February 23-28, 2014
Honolulu, HI USA
Held at the Ocean Sciences Meeting in February 2014, the Ocean Salinity and Water Cycle Variability and Change Session (073) highlighted a wide range of current research investigating ocean variability and change related to ocean salinity, an important driver of ocean circulation and a key indicator of the global water cycle. Content was focused on observing platforms that provide comprehensive salinity data while extending the scope of ocean and climate research such as the SMOS (Soil Moisture and Ocean Salinity) satellite (launched in November 2009) and the Aquarius/SAC-D satellite (launched in June 2011). These satellite observations are complemented by in-situ observations from the Argo array, which measures sub-surface salinity (and temperature) and the process-oriented field experiment SPURS (Salinity Processes in the Upper Ocean Regional Study, 2012-2013) in the salinity maximum of the North Atlantic.

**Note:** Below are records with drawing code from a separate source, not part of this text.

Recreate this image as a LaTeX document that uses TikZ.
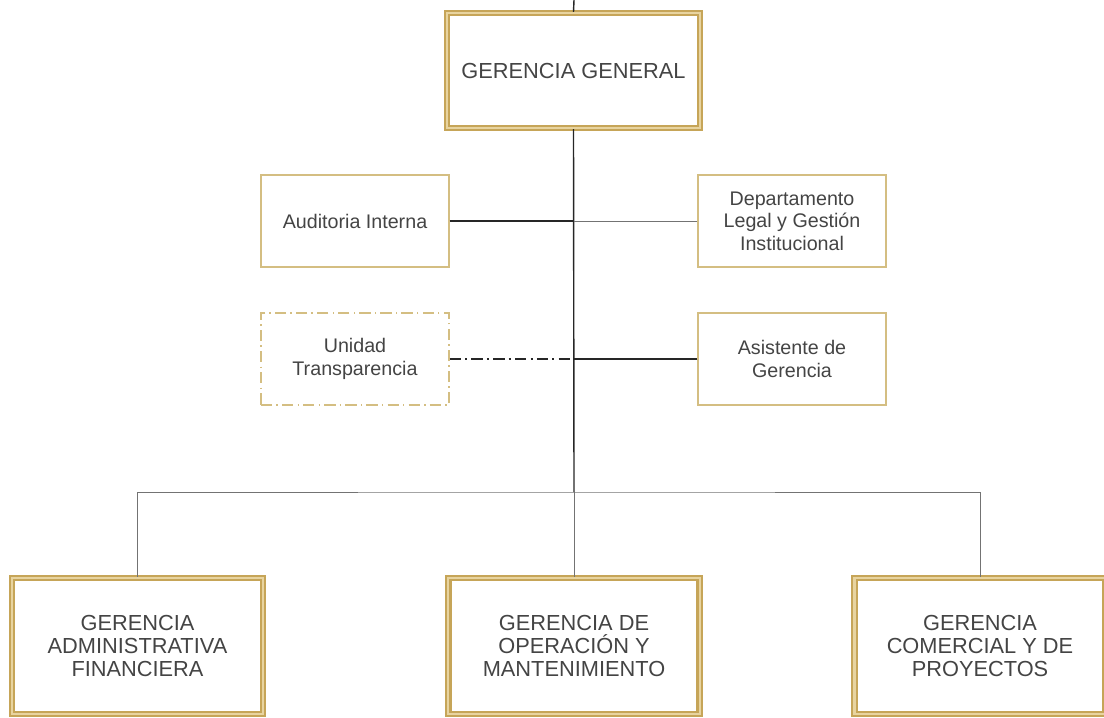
\documentclass[tikz,border=0pt]{standalone}
\usepackage{fontspec}
\setmainfont{Liberation Sans}
\usepackage{tikz}
\usetikzlibrary{positioning, calc}
\definecolor{oro}{RGB}{198,165,88}
\definecolor{oroclaro}{RGB}{232,212,160}
\definecolor{oropalido}{RGB}{212,190,130}
\definecolor{texto}{RGB}{68,68,68}
\tikzstyle{gerencia} = [rectangle, minimum width=6.28cm, minimum height=3.4cm, text centered, align=center, draw=oro, line width=1.5pt, double=oroclaro, double distance=1.6pt, text=texto, font=\fontsize{15.5}{16.5}\selectfont]
\tikzstyle{staff} = [rectangle, minimum width=4.7cm, minimum height=2.3cm, text centered, align=center, draw=oropalido, line width=0.9pt, text=texto, font=\fontsize{14}{16}\selectfont]
\tikzstyle{unidad} = [staff, dash pattern=on 8pt off 3pt on 1pt off 3pt]
\tikzstyle{linea} = [line width=1pt, black!85]
\tikzstyle{lineagris} = [line width=0.6pt, black!55]
\tikzstyle{lineapunto} = [line width=0.8pt, black!85, dash pattern=on 8pt off 3pt on 1.5pt off 3pt]

\begin{document}
\begin{tikzpicture}[x=0.025cm, y=-0.025cm]
\useasboundingbox (0,0) rectangle (1104,717);
\node (general) [gerencia, minimum width=6.33cm, minimum height=2.88cm] at (573.5,70.5) {GERENCIA GENERAL};
\node (auditoria) [staff] at (355,221) {Auditoria Interna};
\node (legal) [staff] at (792,221) {Departamento\\Legal y Gestión\\Institucional};
\node (transparencia) [unidad] at (355,359) {Unidad\\Transparencia};
\node (asistente) [staff] at (792,359) {Asistente de\\Gerencia};
\node (financiera) [gerencia] at (137.5,646) {GERENCIA\\ADMINISTRATIVA\\FINANCIERA};
\node (operacion) [gerencia] at (574,646) {GERENCIA DE\\OPERACIÓN Y\\MANTENIMIENTO};
\node (comercial) [gerencia] at (980,646) {GERENCIA\\COMERCIAL Y DE\\PROYECTOS};
\coordinate (entrada) at (574,0);
\coordinate (bus) at (574,492);

\draw [linea] (entrada) -- (general.north);
\draw [linea] (general.south) -- (bus);
\draw [linea] (auditoria.east) -- (auditoria.east -| general.south);
\draw [lineagris] (legal.west) -- (legal.west -| general.south);
\draw [lineapunto] (transparencia.east) -- (transparencia.east -| general.south);
\draw [linea] (asistente.west) -- (asistente.west -| general.south);
\draw [lineagris] (financiera.north) |- (bus) -| (comercial.north);
\draw [lineagris] (bus) -- (operacion.north);
\end{tikzpicture}
\end{document}
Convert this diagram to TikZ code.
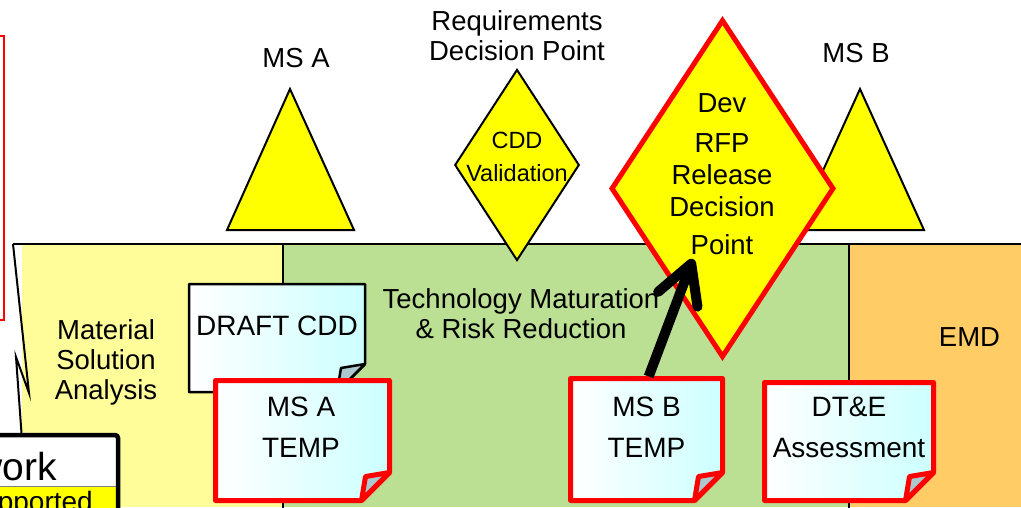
\documentclass[tikz,border=0pt]{standalone}
\usepackage{fontspec}
\setmainfont{Liberation Sans}
\usetikzlibrary{shapes.geometric,arrows.meta}
\definecolor{msay}{RGB}{255,253,153}
\definecolor{tmrrg}{RGB}{187,224,147}
\definecolor{emdo}{RGB}{255,204,102}
\definecolor{msy}{RGB}{255,255,0}
\definecolor{notecyan}{RGB}{204,255,255}
\definecolor{flapc}{RGB}{170,200,205}
\tikzset{
  lbl/.style={font=\fontsize{27.5}{30}\selectfont, align=center, inner sep=0pt, anchor=north},
  notelbl/.style={font=\fontsize{28}{41}\selectfont, align=center, inner sep=0pt, anchor=north},
  notefill/.style={left color=white, right color=notecyan, line join=round},
  redborder/.style={draw=red, line width=5pt},
  blackborder/.style={draw=black, line width=2.5pt},
  milestone/.style={draw=black, line width=2pt, fill=msy},
  decision/.style={diamond, fill=msy, inner sep=0pt},
  bigarrow/.style={line width=10pt, -{Straight Barb[length=38pt,width=42pt,round]}}
}
\newcommand\notebox[6]{%
  \shadedraw[notefill,#6] (#2,#3) -- (#4,#3) -- (#4,{#5-28}) -- ({#4-28},#5) -- (#2,#5) -- cycle;
  \filldraw[fill=flapc,line join=round,#6] (#4,{#5-28}) -- ({#4-24},{#5-24}) -- ({#4-28},#5) -- cycle;
  \node[inner sep=0pt, minimum width={#4-#2}, minimum height={#5-#3}] (#1) at ({(#2+#4)/2},{(#3+#5)/2}) {};
}
\begin{document}
\begin{tikzpicture}[x=1pt,y=-1pt]
\useasboundingbox (0,0) rectangle (1021,507);
% phase backgrounds
\fill[msay] (22,244) rectangle (283,507);
\fill[tmrrg] (283,244) rectangle (849,507);
\fill[emdo] (849,244) rectangle (1021,507);
\draw[line width=2pt] (13,244) -- (1030,244);
\draw[line width=2.5pt] (283,244) -- (283,510);
\draw[line width=2.5pt] (849,244) -- (849,510);
\draw[line width=2pt] (13,244) -- (29,393) -- (16,357) -- (22,440);
% phase labels
\node[lbl] (msalabel) at (106,319) {Material\\Solution\\Analysis};
\node[lbl] (tmrrlabel) at (521,288) {Technology Maturation\\\& Risk Reduction};
\node[lbl] (emdlabel) at (969.5,327) {EMD};
% milestones
\draw[milestone] (290,89) -- (354,230) -- (227,230) -- cycle;
\node[lbl] (msalbl) at (296,48) {MS A};
\draw[milestone] (860,89) -- (924,230) -- (796,230) -- cycle;
\node[lbl] (msblbl) at (856,43) {MS B};
% decision points
\node[decision, draw=black, line width=2pt, minimum width=124.5pt, minimum height=191pt] (cdd) at (517,165) {};
\node[lbl, font=\fontsize{23.5}{33}\selectfont] (cddtxt) at (517,132) {CDD\\Validation};
\node[lbl] (rdplabel) at (517,10) {Requirements\\Decision Point};
\node[decision, draw=red, line width=5pt, minimum width=223pt, minimum height=338pt] (dev) at (722.5,188.5) {};
\node[lbl, font=\fontsize{27.5}{32}\selectfont] (devtxt) at (722,93) {Dev\\[8pt]RFP\\Release\\Decision\\[6pt]Point};
% notes
\notebox{draftcdd}{189}{284}{365}{392}{blackborder}
\node[notelbl] (draftcddtxt) at (277,316) {DRAFT CDD};
\notebox{msatemp}{215.5}{380.5}{389.5}{500.5}{redborder}
\node[notelbl] (msatemptxt) at (301,397) {MS A\\TEMP};
\notebox{msbtemp}{570.5}{378.5}{722.5}{500.5}{redborder}
\node[notelbl] (msbtemptxt) at (646.5,397) {MS B\\TEMP};
\notebox{dte}{764.5}{382.5}{933.5}{500.5}{redborder}
\node[notelbl] (dtetxt) at (849,397) {DT\&E\\Assessment};
% arrow
\draw[bigarrow, shorten <=2pt] ([xshift=1.5pt]msbtemp.north) -- ([shift={(-29.5,70.5)}]dev.center);
% framework box (cut off)
\fill[white] (-20,435) rectangle (118,530);
\filldraw[fill=msy, draw=black!50, line width=0.8pt] (-20,486.5) rectangle (117,530);
\draw[line width=4.5pt, rounded corners=3pt] (-20,435) -- (118,435) -- (118,530);
\node[font=\fontsize{39}{40}\selectfont, anchor=base east, inner sep=0pt] (work) at (57,480) {work};
\node[font=\fontsize{28}{30}\selectfont, anchor=base east, inner sep=0pt] (pported) at (93,511) {pported};
% red frame at left edge
\draw[red, line width=2.3pt] (-10,36) rectangle (3.8,320);
\end{tikzpicture}
\end{document}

These recent observations, along with historical measurements, are revolutionizing the view of the ocean on short (hourly, daily to seasonal) and longer (climate, >30-year) timescales. The session involved studies on oceanic variability and change, using observational and model-based approaches, over all timescales and with a key focus on salinity along with temperature and other ocean-state variables.
December 3-7, 2012
San Francisco, CA USA
Sixteen oral presentations were featured during two "Science Results from the Aquarius and SMOS Ocean Salinity Missions" sessions at the 2012 American Geophysical Union Fall Meeting. Held on Monday, December 3rd, presentations included: early results from the first 15 months of Aquarius data; inter-comparisons between Aquarius and the European Space Agency's Soil Moisture and Ocean Salinity (SMOS) satellite; details on algorithms, calibration, and validation of both sensors; and information about complementary in-water programs such as Argo and Salinity Processes in the Upper Ocean Regional Study (SPURS).